See https://bugzilla.redhat.com/show_bug.cgi?id=610773 for additional information.

Comment 1 Matthew Farrellee 2010-08-04 21:05:06 UTC
What is the error message?

Does the MasterLog say if a signal was received?

Comment 2 Ken Giusti 2010-08-05 13:30:43 UTC
The only error message - actually, warning - I have seen is the failure of the condor stop command:

[kgiusti@localhost ~]$ sudo /sbin/service condor stop
Password:
Stopping Condor daemons:                                   [  OK  ]
Warning: condor_master may not have exited, start/restart may fail


No, the MasterLog shows no activity whatsoever during the failed shutdown.   During a successful shutdown, the log will contain the following log message:

07/16 08:36:57 Got SIGQUIT.  Performing fast shutdown.

When the failure occurs, there is NO new activity in the master log.  It appears as if the signal is lost/blocked.

Comment 3 Matthew Farrellee 2010-08-19 13:50:10 UTC
What was the state of the broker when stopping Condor?

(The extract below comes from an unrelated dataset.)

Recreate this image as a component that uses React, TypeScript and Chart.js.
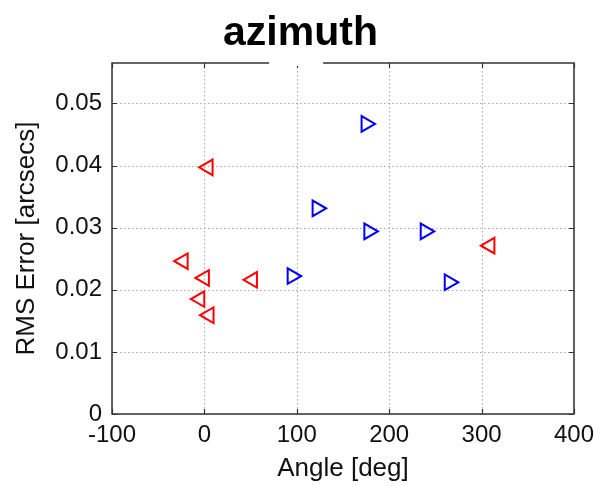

Comment 4 Matthew Farrellee 2010-08-19 13:52:08 UTC
Possibly related to Bug 625450

Comment 5 Matthew Farrellee 2010-08-19 15:48:19 UTC
Strike comment 4

Comment 6 Matthew Farrellee 2010-08-19 16:07:14 UTC
Ken said broker was present, but the primary issue included no mention of SIGQUIT being received by the master.